Dornemann quoted a member of the Family Law Section of the Connecticut Bar Association (CBA) who testified when the UPAA was under legislative consideration that unconscionability “goes beyond just fairness. It is that ‘gut’ reaction of something just being wrong.”

In other words, a bad bargain is not necessarily unconscionable – it must something more oppressive or outrageous. The Dornemann court found the agreement was enforceable. Changes in economic conditions of the couple were not beyond their contemplation when they signed the agreement and neither party was primarily at fault for the marital breakdown.

Connecticut Supreme Court’s latest take on unconscionability at the time of premarital agreement enforcement

This history leads to Grabe v. Hokin, the state Supreme Court’s Nov. 2021 opinion that found a premarital agreement was not unconscionable at the time of divorce despite certain unexpected events during the marriage, except for one provision concerning attorney’s fees.

(Enforcement of that provision would have “financially cripple[d]” the husband.

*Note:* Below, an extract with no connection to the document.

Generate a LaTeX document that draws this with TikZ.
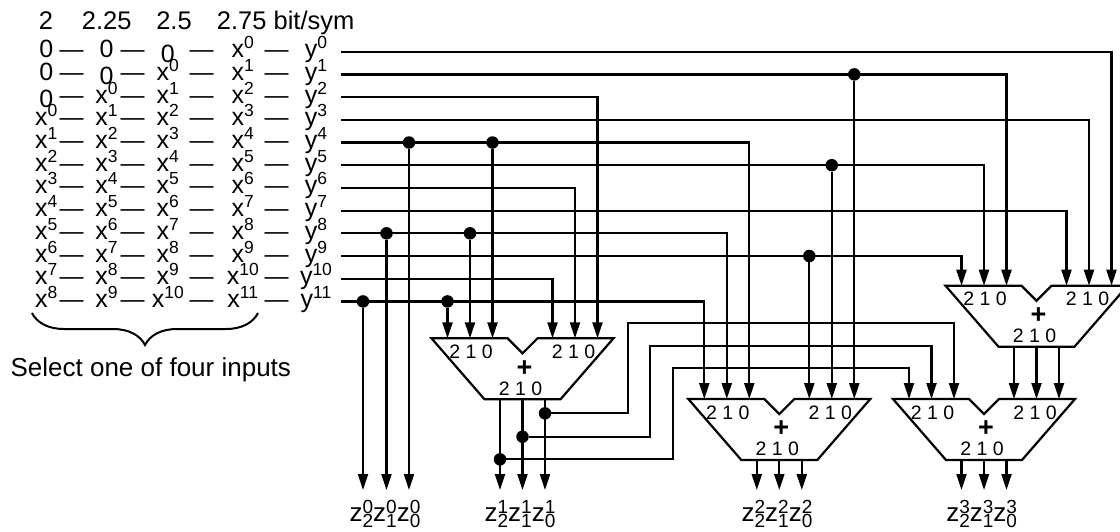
\documentclass[tikz,border=0pt]{standalone}
\usepackage{fontspec}
\setmainfont{Liberation Sans}
\usetikzlibrary{arrows.meta, calc, decorations.pathreplacing}

% small raised / lowered indices
\newcommand{\upidx}[1]{\raisebox{9pt}{\fontsize{17.5}{17.5}\selectfont #1}}
\newcommand{\zz}[2]{z\rlap{\raisebox{8.5pt}{\fontsize{19}{19}\selectfont #2}}\raisebox{-5.5pt}{\fontsize{19}{19}\selectfont #1}}

\tikzset{
   wire/.style={line width=2.2pt},
   arr/.style={-{Triangle[length=16pt, width=10pt]}},
   dot/.style={circle, fill, inner sep=0pt, minimum size=12.5pt},
   cell/.style={anchor=base, inner sep=0pt, font=\fontsize{25}{25}\selectfont},
   dashmark/.style={anchor=base, inner sep=0pt, font=\fontsize{24}{24}\selectfont},
   head/.style={anchor=base, inner sep=0pt, font=\fontsize{25.5}{25.5}\selectfont},
   digits/.style={inner sep=0pt, font=\fontsize{19.5}{19.5}\selectfont},
   adder/.pic={
      \draw[wire, line join=miter] (-91,0) -- (-15,0) -- (0,15) -- (15,0) -- (91,0)
         -- (38,61) -- (-38,61) -- cycle;
      \node[digits] (-lt) at (-51.5,13.4) {2 1 0};
      \node[digits] (-rt) at (51,13.4) {2 1 0};
      \node[digits] (-ot) at (-2,50) {2 1 0};
      \node[inner sep=0pt, font=\fontsize{27}{27}\selectfont\bfseries] (-plus) at (2,30) {+};
      \coordinate (-l2) at (-75,0);
      \coordinate (-l1) at (-52.5,0);
      \coordinate (-l0) at (-30,0);
      \coordinate (-r2) at (30,0);
      \coordinate (-r1) at (52.5,0);
      \coordinate (-r0) at (75,0);
      \coordinate (-o2) at (-22.5,61);
      \coordinate (-o1) at (0,61);
      \coordinate (-o0) at (22.5,61);
   }
}

\begin{document}
\begin{tikzpicture}[x=1pt, y=-1pt, font=\fontsize{26}{26}\selectfont]
   \useasboundingbox (0,0) rectangle (1120,531);

   % header
   \node[head] (h0) at (46,29.3) {2};
   \node[head] (h1) at (106.7,29.3) {2.25};
   \node[head] (h2) at (174,29.3) {2.5};
   \node[head, anchor=base west] (h3) at (216.7,29.3) {2.75 bit/sym};

   % input table
   \foreach \k in {0,...,11} {
      \pgfmathsetmacro\yw{51.7+22.7*\k}
      \coordinate (w\k) at (341,\yw);
      \foreach \c/\xc in {0/46.3,1/106.5,2/167.8,3/242.8} {
         \pgfmathtruncatemacro\v{\k-3+\c}
         \ifnum\v<0
            \ifnum\v=-1
               \node[cell, yshift=-4.5pt] (c\c-\k) at (\xc,{\yw+6}) {0};
            \else
               \node[cell] (c\c-\k) at (\xc,{\yw+6}) {0};
            \fi
         \else
            \node[cell] (c\c-\k) at (\xc,{\yw+6}) {x\upidx{\v}};
         \fi
      }
      \node[cell] (c4-\k) at (316,{\yw+6}) {y\upidx{\k}};
      \foreach \c/\xd in {0/71.7,1/132.5,2/201.7,3/276.7}
         \node[dashmark] (d\c-\k) at (\xd,{\yw+6}) {---};
   }

   \draw[decorate, decoration={brace, mirror, amplitude=32pt}, line width=2pt]
      (32,313) -- (258,313);
   \node[anchor=base, inner sep=0pt] (sel) at (150.8,376.7) {Select one of four inputs};

   % adders
   \pic (A1) at (522.5,338.3) {adder};
   \pic (A2) at (779.3,399) {adder};
   \pic (A3) at (984,399) {adder};
   \pic (A4) at (1036.5,285.7) {adder};

   \coordinate (zbot) at (0,490);
   \coordinate (Z0-2) at (363,490);
   \coordinate (Z0-1) at (386.5,490);
   \coordinate (Z0-0) at (409,490);

   % rows into the adders
   \foreach \k/\t in {0/A4-r0, 1/A4-l0, 2/A1-r0, 3/A4-r1, 4/A2-l0, 5/A4-l1,
                      6/A1-r1, 7/A4-r2, 8/A2-l1, 9/A4-l2, 10/A1-r2, 11/A2-l2}
      \draw[wire, arr] (w\k) -| (\t);

   % taps
   \foreach \k/\t in {1/A2-r0, 5/A2-r1, 9/A2-r2, 4/A1-l0, 8/A1-l1, 11/A1-l2,
                      4/Z0-0, 8/Z0-1, 11/Z0-2} {
      \node[dot] (j\k-\t) at (\t |- w\k) {};
      \draw[wire, arr] (j\k-\t) -- (\t);
   }

   % outputs
   \foreach \a in {A1,A2,A3}
      \foreach \b in {0,1,2}
         \draw[wire, arr] (\a-o\b) -- (\a-o\b |- zbot);
   \foreach \b in {0,1,2}
      \draw[wire, arr] (A4-o\b) -- (A3-r\b);

   % first sum fed to the last adder
   \node[dot] (f0) at (A1-o0 |- 0,413.3) {};
   \node[dot] (f1) at (A1-o1 |- 0,436.7) {};
   \node[dot] (f2) at (A1-o2 |- 0,459.3) {};
   \draw[wire, arr] (f0) -| (628.3,322.7) -| (A3-l0);
   \draw[wire, arr] (f1) -| (650,346) -| (A3-l1);
   \draw[wire, arr] (f2) -| (673.3,368.3) -| (A3-l2);

   % result labels
   \node[anchor=base, inner sep=0pt] (z0) at (385,521.7) {\zz{2}{0}\zz{1}{0}\zz{0}{0}};
   \node[anchor=base, inner sep=0pt] (z1) at (520,521.7) {\zz{2}{1}\zz{1}{1}\zz{0}{1}};
   \node[anchor=base, inner sep=0pt] (z2) at (777,521.7) {\zz{2}{2}\zz{1}{2}\zz{0}{2}};
   \node[anchor=base, inner sep=0pt] (z3) at (981.7,521.7) {\zz{2}{3}\zz{1}{3}\zz{0}{3}};
\end{tikzpicture}
\end{document}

A severability provision in the agreement protected the enforceability of the entire agreement minus the unconscionable legal fee provision. Grabe, 341 Conn. 360 (2021).)

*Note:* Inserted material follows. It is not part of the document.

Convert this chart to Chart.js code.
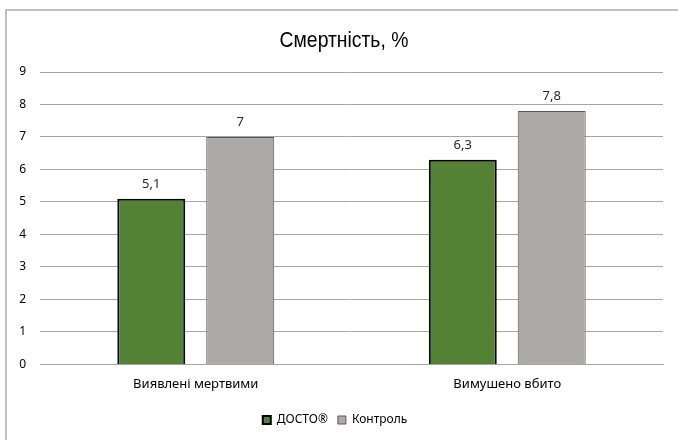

The litigants’ prenuptial agreement provided that upon divorce they would waive any right to one another’s separate property as well as to support. They also agreed that if either one challenged the premarital agreement’s enforceability without success, the challenger would pay the other litigant’s legal fees. The agreement also said that if one term is invalid, the rest may stand and that a “change in circumstances” would not make it unconscionable.

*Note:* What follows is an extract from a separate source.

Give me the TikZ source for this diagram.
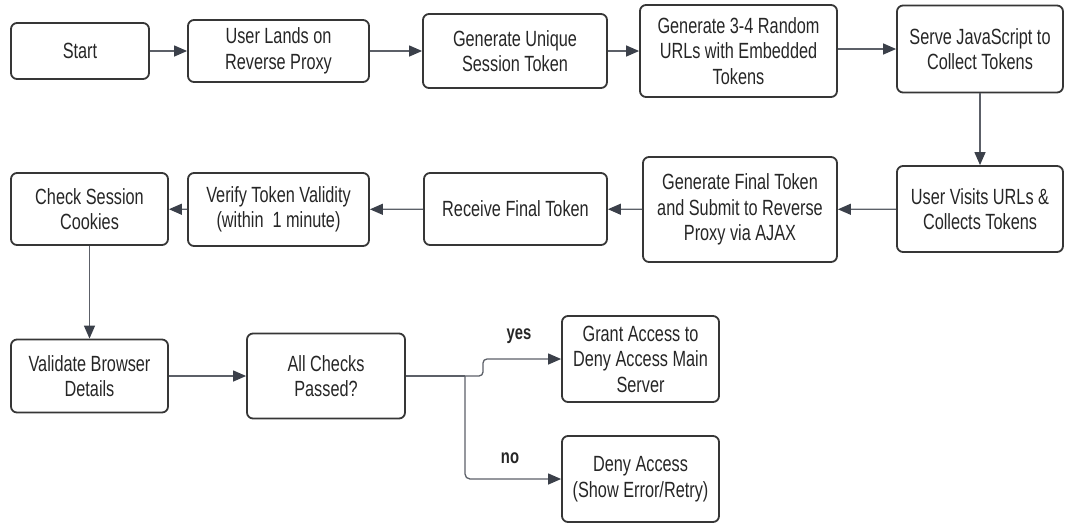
\documentclass[tikz,border=0pt]{standalone}
\usepackage{fontspec}
\setmainfont{Liberation Sans}[FakeStretch=0.74]
\usetikzlibrary{arrows.meta}

\definecolor{edgegray}{HTML}{363636}
\definecolor{linegray}{HTML}{5C6068}
\definecolor{tipgray}{HTML}{3B404A}

\tikzset{
  box/.style={draw=edgegray, line width=1.8pt, rounded corners=6pt, align=center,
    inner sep=0pt, text=black!85, font=\fontsize{22}{25.5}\selectfont},
  flow/.style={draw=linegray, line width=1.3pt, -{Triangle[length=13pt,width=11pt,color=tipgray]}},
  answer/.style={font=\bfseries\fontsize{20}{22}\selectfont, text=black!85}
}

\begin{document}
\begin{tikzpicture}[x=1pt, y=-1pt]
\useasboundingbox (0,0) rectangle (1065,523);

% first row
\node[box, minimum width=138pt, minimum height=56pt] (start) at (80,51) {Start};
\node[box, minimum width=181pt, minimum height=62pt] (lands) at (278.5,51) {User Lands on\\Reverse Proxy};
\node[box, minimum width=184pt, minimum height=74pt] (unique) at (515,51) {Generate Unique\\Session Token};
\node[box, minimum width=197pt, minimum height=92pt] (random) at (738.5,51) {Generate 3-4 Random\\URLs with Embedded\\Tokens};
\node[box, minimum width=166pt, minimum height=87pt] (serve) at (980,49) {Serve JavaScript to\\Collect Tokens};

% second row
\node[box, minimum width=166pt, minimum height=86pt] (visits) at (980,209) {User Visits URLs \&\\Collects Tokens};
\node[box, minimum width=194pt, minimum height=105pt] (final) at (740,209.5) {Generate Final Token\\and Submit to Reverse\\Proxy via AJAX};
\node[box, minimum width=183pt, minimum height=72pt] (receive) at (515.5,209) {Receive Final Token};
\node[box, minimum width=181pt, minimum height=73pt] (verify) at (278.5,209.5) {Verify Token Validity\\(within\ \ 1 minute)};
\node[box, minimum width=157pt, minimum height=72pt] (cookies) at (89.5,209) {Check Session\\Cookies};

% third row
\node[box, minimum width=157pt, minimum height=73pt] (browser) at (89.5,376) {Validate Browser\\Details};
\node[box, minimum width=158pt, minimum height=85pt] (checks) at (326,376) {All Checks\\Passed?};
\node[box, minimum width=157pt, minimum height=86pt] (grant) at (640.5,359) {Grant Access to\\Deny Access Main\\Server};
\node[box, minimum width=157pt, minimum height=86pt] (deny) at (640.5,479) {Deny Access\\(Show Error/Retry)};

\draw[flow] (start) -- (lands);
\draw[flow] (lands) -- (unique);
\draw[flow] (unique) -- (random);
\draw[flow] (random.east |- serve) -- (serve);
\draw[flow] (serve.south) -- (visits.north);
\draw[flow] (visits) -- (final);
\draw[flow] (final) -- (receive);
\draw[flow] (receive) -- (verify);
\draw[flow] (verify) -- (cookies);
\draw[flow] (cookies) -- (browser);
\draw[flow] (browser) -- (checks);

% decision
\coordinate (fork) at (465,376);
\draw[draw=linegray, line width=1.3pt] (checks.east) -- (fork);
\draw[flow, rounded corners=4pt] (fork) -- ++(18,0) |- (grant.west);
\draw[flow, rounded corners=5pt] (fork) |- (deny.west);
\node[answer] (yeslabel) at (519,336) {yes};
\node[answer] (nolabel) at (510,458) {no};
\end{tikzpicture}
\end{document}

The husband argued that the court should declare the agreement unenforceable because certain events during the marriage were unforeseen and would make enforcement unconscionable. Those events included a house fire, a business interest loss, destruction of a business in a hurricane and the birth of three children, resulting in reduced asset values and income.

The Supreme Court reviewed the state UPAA and its incorporated McHugh standard, explaining that Connecticut courts looking at unconscionability at the time of divorce should first decide if unexpected marital circumstances beyond the party’s initial contemplation had occurred. If so, were they “so far beyond the contemplation of the parties at the time the agreement was made as to make enforcement … work an injustice”? Grabe, 341 Conn. 360, quoting McHugh.

The Supreme Court explained (quoting several cases) that a marriage will of course experience uncontemplated events, but to show unconscionability is a “heavy burden” under McHugh. The challenging litigant must prove unexpected, extreme changes in circumstances such as an “extraordinary change in economic status …” to reach the McHugh standard of injustice.

The court shot down the husband’s claims of unconscionability – that enforcing the agreement would change the children’s standard of living or that his loss in financial worth would impair his relationship with his children. “Extraordinary disparity between the incomes or standards of living of the custodial parent and the children, on the one hand, and the noncustodial parent, on the other hand” does not create unfairness or unconscionability.

The evidence showed that the husband would still have “significant assets” and be able to earn income in the future. The court reasoned that becoming unexpectedly unemployed and refusing to seek employment should not be enough to invalidate a prenuptial agreement.

Experienced divorce counsel can analyze the unique facts and circumstances of a case like this to determine whether adequate basis exists to challenge a premarital agreement or on the other hand, how to defend one.